Signaux faibles
Le rapport signal-bruit est un paramètre important qui a un impact décisif sur la désinformation. Celle-ci fleurit en effet, lorsque les messages sont noyés dans le magma: bruit de fond, signaux parasites, formes aléatoires, informations contingentes. Il subsiste assez de matériau pour deviner qu'il s'agit d'un message signifiant, mais pas assez pour en saisir le sens. Les chercheurs issus de la Gestalt Theorie nous ont appris que lorsque des pertes ou des irrégularités affectent une forme, nous avons tendance à combler les unes et à raboter les autres afin d'obtenir "une bonne forme".
C'est tout le secret des rumeurs. On fabrique des messages cohérents, satisfaisants pour l'esprit, lorsque l'information qui nous parvient est incohérente, fragmentaire ou indéchiffrable. C'est ce qui nous fait entrevoir des personnages dans des nuages ou des objets morbides dans des taches d'encre; L'effet devient désinformation, lorsque la bonne forme, est pour nous, celle qui correspond à un noeud sémantique. On voit alors ce qu'on croit, et on croit ce qu'on nous fait croire, le on étant une construction fantasmatique dictée par l'intérêt, un stérotype, ou un noeud sémantique (idéologie, modèle théorique, canon religieux).
Le type même de signal faible est le fameux fil blanc apparu dans les replis de la chevelure de Ségolène Royal lors de son débat télévisé. Dans l'incapacité de déchiffrer sa provenance et sa nature (fil transparent éclairé par les projecteurs? ) on supposa qu'il conduisait à une oreillette cachée, en dépit de l'invraisemblance de cette inférence.
Un autre exemple peut être consulté dans You tube à "Sarkozy est un sale juif". On voit dans cet extrait de Canal + des "jeunes" vociférant d'après les sous-titres ajoutés à l'image : Sarko-facho. Mais si l'on pousse le son et qu'on fait attention, on peut entendre; Sarko-sale juif ! Ceux qui ont entendu cette dernière insulte en tirent deux inférences : les "jeunes" sont antisémites, Canal + a déformé le message afin de ne pas susciter de réaction anti-africaine dans une population exaspérée par la violence des banlieues.
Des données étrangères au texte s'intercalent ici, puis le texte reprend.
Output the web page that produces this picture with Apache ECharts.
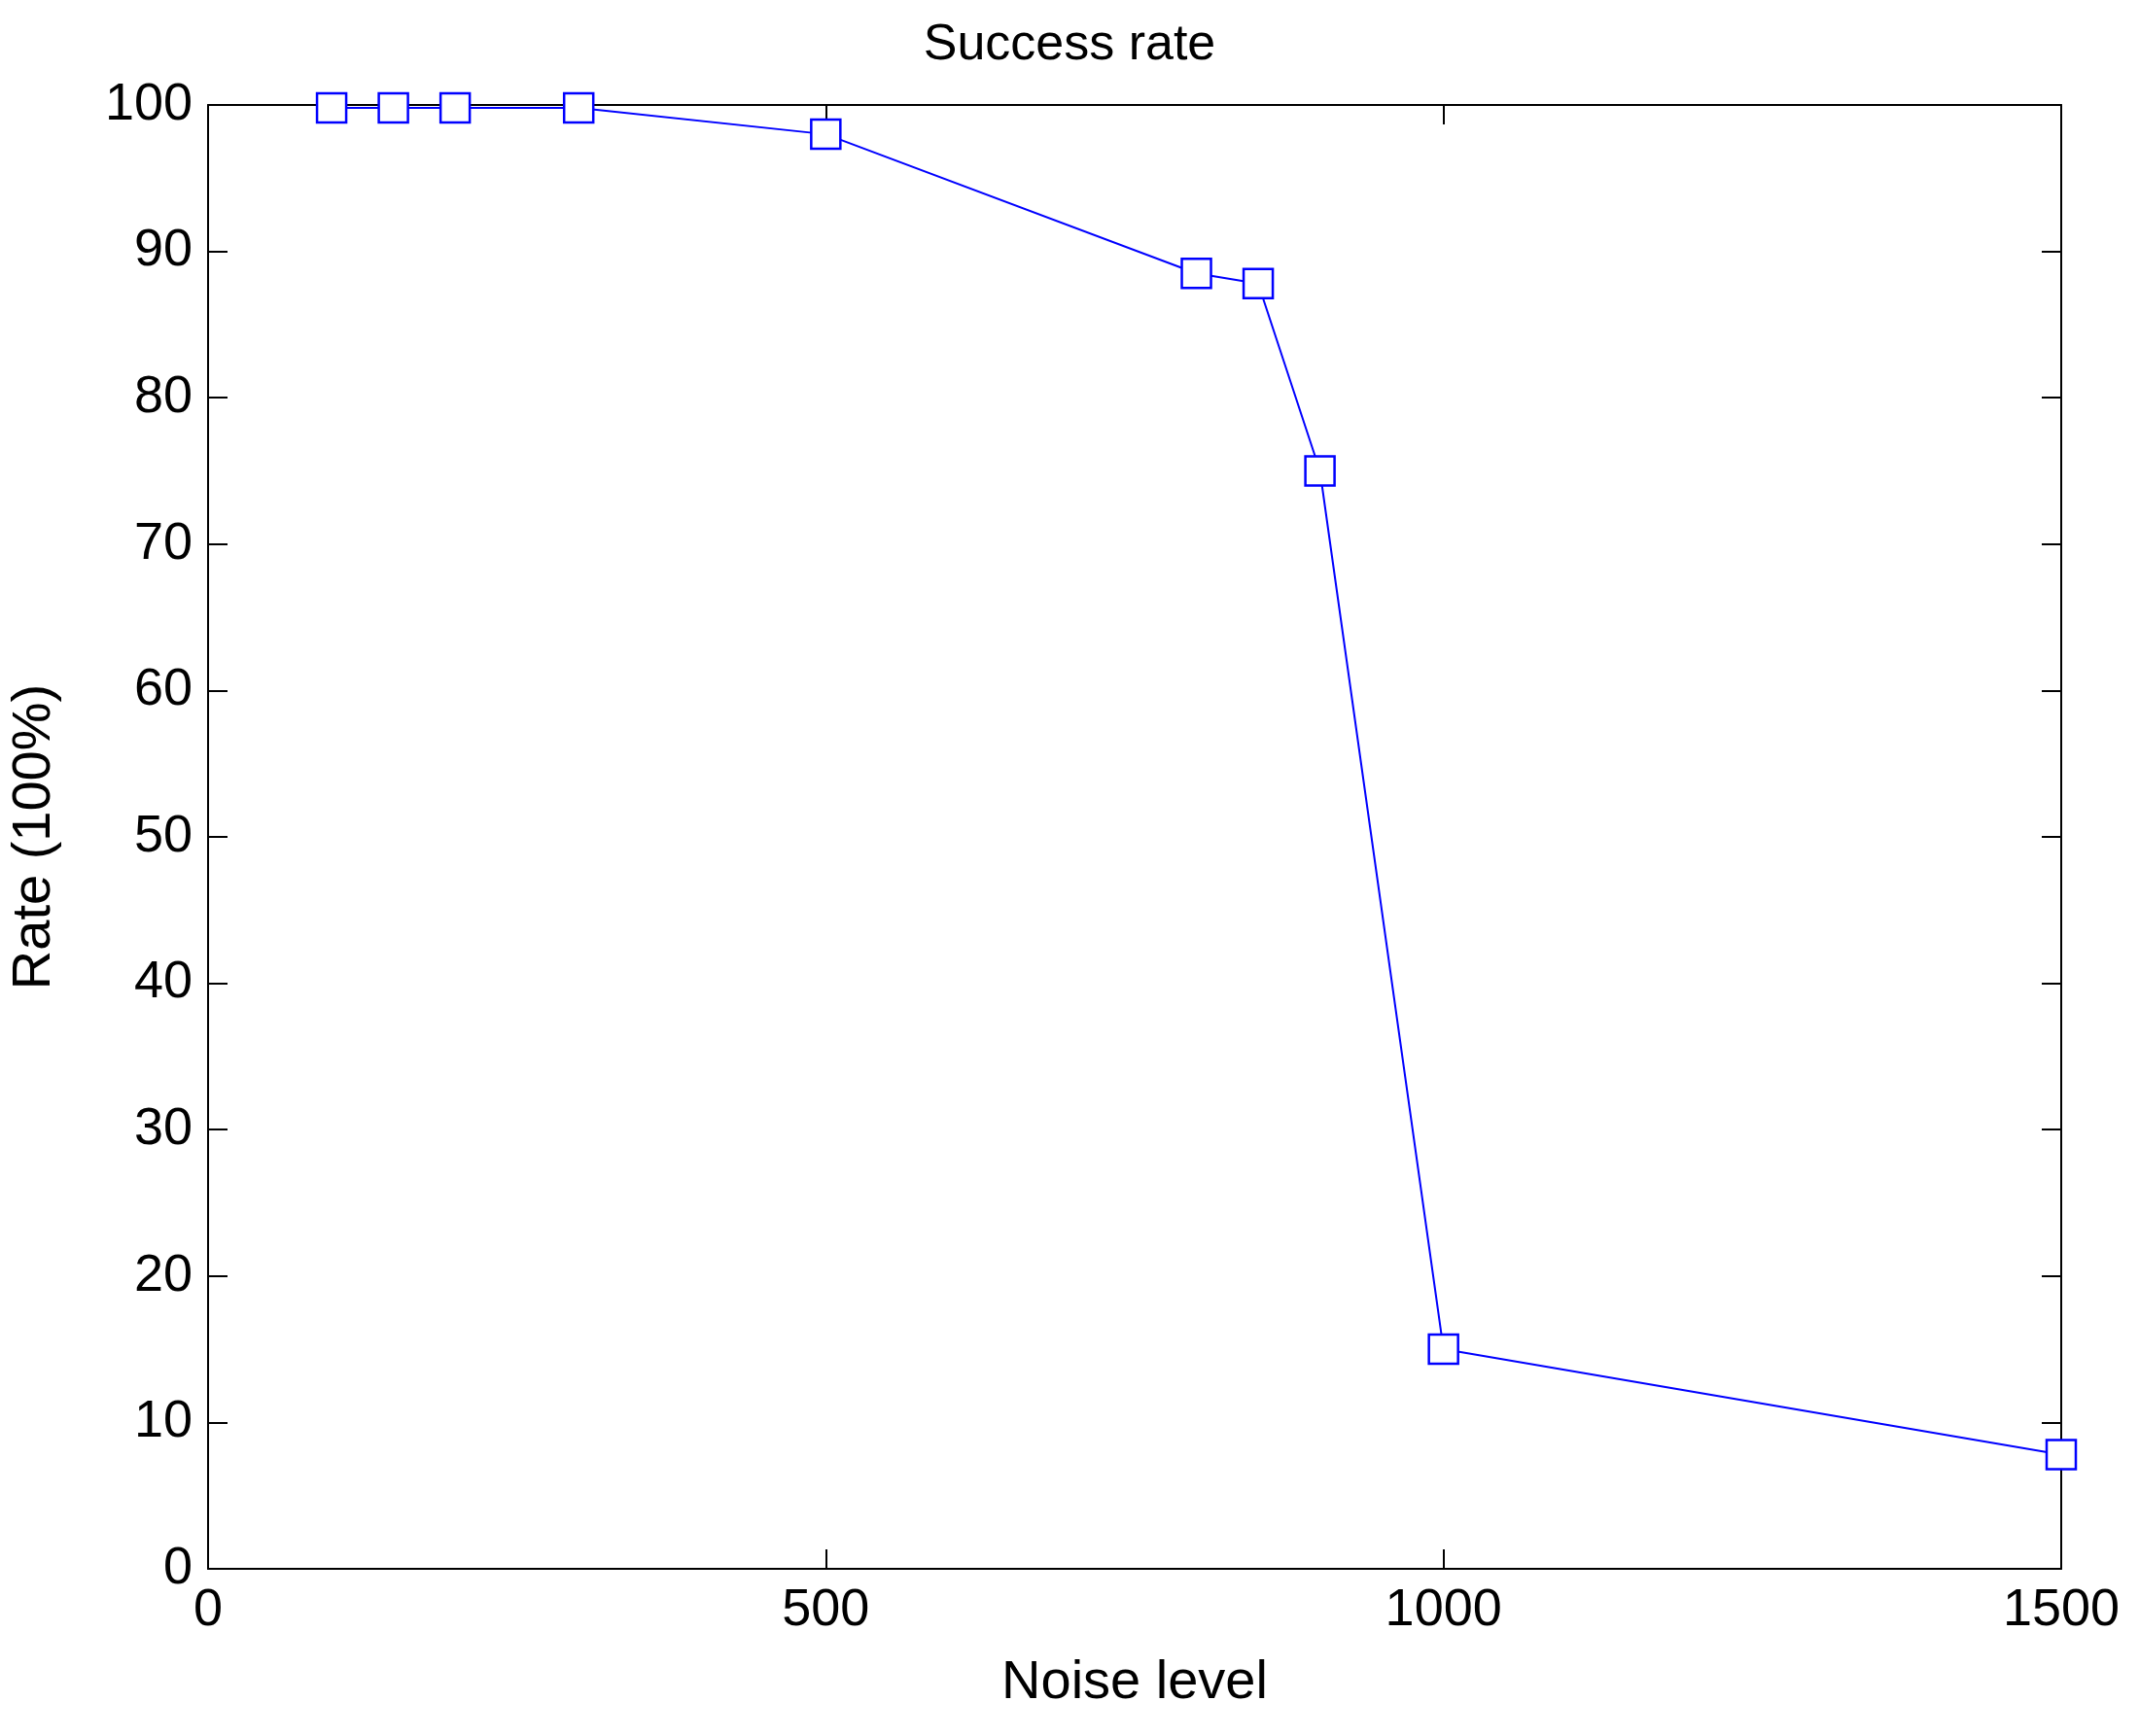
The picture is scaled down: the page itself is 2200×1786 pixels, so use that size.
<!DOCTYPE html>
<html><head><meta charset="utf-8">
<script src="https://cdn.jsdelivr.net/npm/echarts@6/dist/echarts.min.js"></script>
<style>html,body{margin:0;padding:0;background:#fff}#c{width:2200px;height:1786px}</style>
</head><body><div id="c"></div>
<script>
const noiseLevels = [100, 150, 200, 300, 500, 800, 850, 900, 1000, 1500];
const successRates = [99.8, 99.8, 99.8, 99.8, 98, 88.5, 87.8, 75, 15, 7.8];
const chart = echarts.init(document.getElementById('c'));
const font = 'Liberation Sans, Arial, sans-serif';
const axisCommon = {
  axisLine: {show: true, onZero: false, lineStyle: {color: '#000', width: 2}},
  axisTick: {show: true, inside: true, length: 20, lineStyle: {color: '#000', width: 2}},
  splitLine: {show: false}
};
chart.setOption({
  animation: false,
  backgroundColor: '#fff',
  title: {text: 'Success rate', left: 'center', top: 16, textStyle: {fontFamily: font, fontWeight: 'normal', fontSize: 52, color: '#000'}},
  grid: {left: 213, right: 80, top: 108, bottom: 172},
  xAxis: [
    Object.assign({type: 'value', min: 0, max: 1500, interval: 500, position: 'bottom',
      name: 'Noise level', nameLocation: 'middle', nameGap: 90,
      nameTextStyle: {fontFamily: font, fontSize: 56, color: '#000'},
      axisLabel: {fontFamily: font, fontSize: 54, color: '#000', margin: 16, formatter: v => String(v)}}, axisCommon),
    Object.assign({type: 'value', min: 0, max: 1500, interval: 500, position: 'top',
      axisLabel: {show: false}}, axisCommon)
  ],
  yAxis: [
    Object.assign({type: 'value', min: 0, max: 100, interval: 10, position: 'left',
      name: 'Rate (100%)', nameLocation: 'middle', nameGap: 150,
      nameTextStyle: {fontFamily: font, fontSize: 56, color: '#000'},
      axisLabel: {fontFamily: font, fontSize: 54, color: '#000', margin: 16}}, axisCommon),
    Object.assign({type: 'value', min: 0, max: 100, interval: 10, position: 'right',
      axisLabel: {show: false}}, axisCommon)
  ],
  series: [{
    type: 'line',
    data: noiseLevels.map((x, i) => [x, successRates[i]]),
    symbol: 'rect', symbolSize: 30,
    itemStyle: {color: '#fff', borderColor: '#0000ff', borderWidth: 2.5},
    lineStyle: {color: '#0000ff', width: 2}
  }]
});
</script></body></html>
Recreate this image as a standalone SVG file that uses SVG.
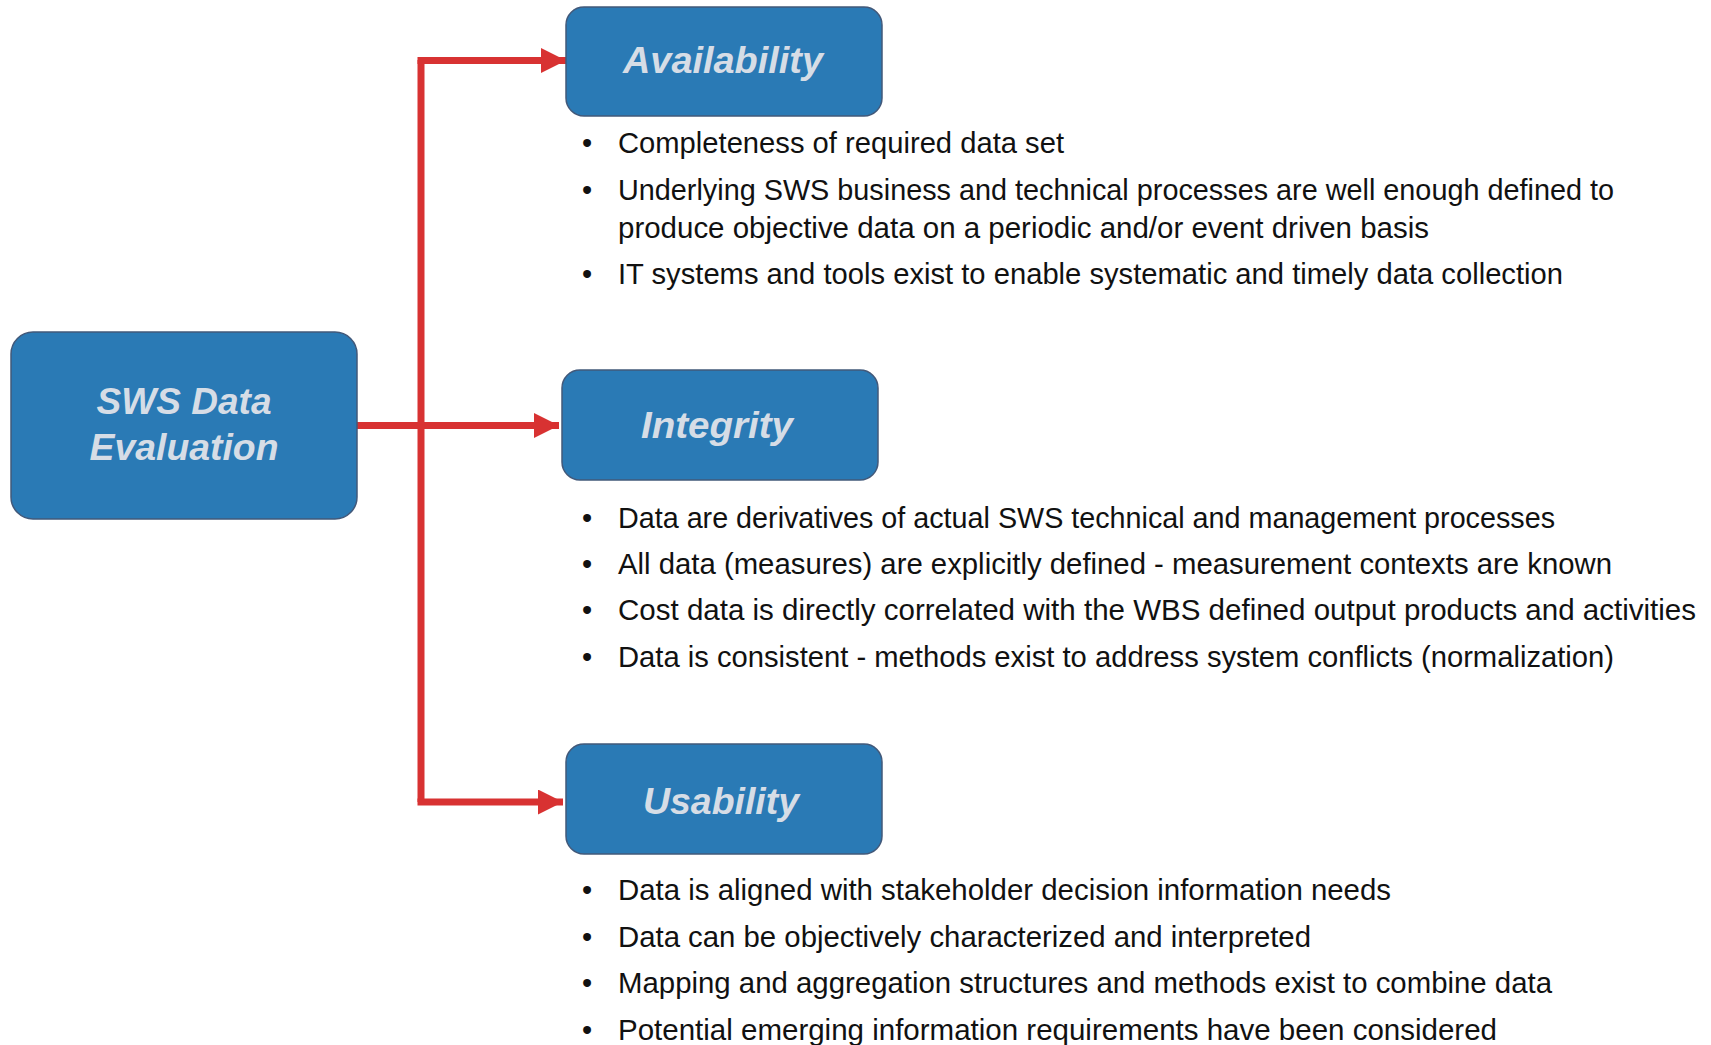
<svg xmlns="http://www.w3.org/2000/svg" width="1711" height="1045" viewBox="0 0 1711 1045">
  <defs>
    <style>
      .box { fill: #2A7AB5; stroke: #42597A; stroke-width: 1.5; }
      .title { font-family: "Liberation Sans", Arial, sans-serif; font-weight: bold; font-style: italic; font-size: 37px; fill: #D6DDE6; text-anchor: middle; }
      .item { font-family: "Liberation Sans", Arial, sans-serif; font-size: 29px; fill: #111111; }
      .dot { font-family: "Liberation Sans", Arial, sans-serif; font-size: 29px; fill: #111111; }
      .link { fill: none; stroke: #D83232; stroke-width: 7; stroke-linejoin: miter; }
    </style>
    <marker id="arrow" viewBox="0 0 10 10" refX="10" refY="5" markerUnits="userSpaceOnUse" markerWidth="25" markerHeight="25" orient="auto">
      <path d="M0,0 L10,5 L0,10 Z" fill="#D83232"/>
    </marker>
  </defs>

  <!-- connectors: trunk and three branches -->
  <g id="connectors">
    <path class="link" d="M421,60 L421,802"/>
    <path class="link" d="M357,425.5 L559,425.5" marker-end="url(#arrow)"/>
    <path class="link" d="M417.5,60.5 L566,60.5" marker-end="url(#arrow)"/>
    <path class="link" d="M417.5,802 L563,802" marker-end="url(#arrow)"/>
  </g>

  <!-- root node -->
  <g id="node-sws">
    <rect class="box" x="11" y="332" width="346" height="187" rx="22"/>
    <text class="title" x="184" y="414" textLength="175" lengthAdjust="spacingAndGlyphs">SWS Data</text>
    <text class="title" x="184" y="460" textLength="189" lengthAdjust="spacingAndGlyphs">Evaluation</text>
  </g>

  <!-- Availability -->
  <g id="node-availability">
    <rect class="box" x="566" y="7" width="316" height="109" rx="18"/>
    <text class="title" x="723" y="73" textLength="200" lengthAdjust="spacingAndGlyphs">Availability</text>
  </g>
  <g id="list-availability">
    <text class="dot" x="582" y="153">•</text>
    <text class="item" x="618" y="153" textLength="446" lengthAdjust="spacingAndGlyphs">Completeness of required data set</text>
    <text class="dot" x="582" y="200">•</text>
    <text class="item" x="618" y="200" textLength="996" lengthAdjust="spacingAndGlyphs">Underlying SWS business and technical processes are well enough defined to</text>
    <text class="item" x="618" y="238" textLength="811" lengthAdjust="spacingAndGlyphs">produce objective data on a periodic and/or event driven basis</text>
    <text class="dot" x="582" y="284">•</text>
    <text class="item" x="618" y="284" textLength="945" lengthAdjust="spacingAndGlyphs">IT systems and tools exist to enable systematic and timely data collection</text>
  </g>

  <!-- Integrity -->
  <g id="node-integrity">
    <rect class="box" x="562" y="370" width="316" height="110" rx="18"/>
    <text class="title" x="717" y="438" textLength="152" lengthAdjust="spacingAndGlyphs">Integrity</text>
  </g>
  <g id="list-integrity">
    <text class="dot" x="582" y="528">•</text>
    <text class="item" x="618" y="528" textLength="937" lengthAdjust="spacingAndGlyphs">Data are derivatives of actual SWS technical and management processes</text>
    <text class="dot" x="582" y="574">•</text>
    <text class="item" x="618" y="574" textLength="994" lengthAdjust="spacingAndGlyphs">All data (measures) are explicitly defined - measurement contexts are known</text>
    <text class="dot" x="582" y="620">•</text>
    <text class="item" x="618" y="620" textLength="1078" lengthAdjust="spacingAndGlyphs">Cost data is directly correlated with the WBS defined output products and activities</text>
    <text class="dot" x="582" y="667">•</text>
    <text class="item" x="618" y="667" textLength="996" lengthAdjust="spacingAndGlyphs">Data is consistent - methods exist to address system conflicts (normalization)</text>
  </g>

  <!-- Usability -->
  <g id="node-usability">
    <rect class="box" x="566" y="744" width="316" height="110" rx="18"/>
    <text class="title" x="721" y="814" textLength="156" lengthAdjust="spacingAndGlyphs">Usability</text>
  </g>
  <g id="list-usability">
    <text class="dot" x="582" y="900">•</text>
    <text class="item" x="618" y="900" textLength="773" lengthAdjust="spacingAndGlyphs">Data is aligned with stakeholder decision information needs</text>
    <text class="dot" x="582" y="947">•</text>
    <text class="item" x="618" y="947" textLength="693" lengthAdjust="spacingAndGlyphs">Data can be objectively characterized and interpreted</text>
    <text class="dot" x="582" y="993">•</text>
    <text class="item" x="618" y="993" textLength="934" lengthAdjust="spacingAndGlyphs">Mapping and aggregation structures and methods exist to combine data</text>
    <text class="dot" x="582" y="1040">•</text>
    <text class="item" x="618" y="1040" textLength="879" lengthAdjust="spacingAndGlyphs">Potential emerging information requirements have been considered</text>
  </g>
</svg>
Mais l'essentiel a été occulté par cette recherche de l'information manquante : la vision de ces individus d'origine maghrébine, le visage tordu de haine, et manifestement étrangers à la culture et aux moeurs de leur pays d'accueil. On se prend à souhaiter qu'ils regagnent leur terre d'origine. Le tabou qui frappe l'occultation de cette haine, la désinformation provenant de l'amalgame "voyou haineux et fanatique" - jeune d'origine africaine des banlieues - jeunes des banlieues - jeunes, explique l'indignation de l'intelligentsia lorsque le ministre de l'intérieur Nicolas Sarkozy, a désigné ces individus menaçants et délinquants, par le seul terme adapté : racaille. Le fait d'appeler un chat un chat, a heurté les "sensibilités" de gauche, qui pratiquent le glissement sémantique. Ce dernier explique qu'elles aient étendu cette appellation à l'ensemble des habitants des banlieues qui en fait est victime de "la racaille", ce qui n'est pas le cas des bobos des beaux quartiers.
Ces phénomènes sont inquiétants par leur extension à une large fraction des Français et dénote une emprise puissante de Medusa. Nicolas Sarkozy affronte de ce fait, non pas un parti politique concurrent, mais un noeud sémantique solidement enraciné dans la fraction la plus agressive de la population et notamment des jeunes facilement manipulable par l'intelligentsia. C'est ce qui a conduit Matthew Paris dans The Times à estimer que le président a été élu trop tôt.(cf. Le courrier International N°864, p.17) Avant de'embrasser le libéralisme, la France doit perdre tout espoir d'une solution alternative, écrit Paris. Raymond Barre m'avait déclaré en 1981, les Français ne réagiront pas tant qu'on ne sera pas arrivés à l'os.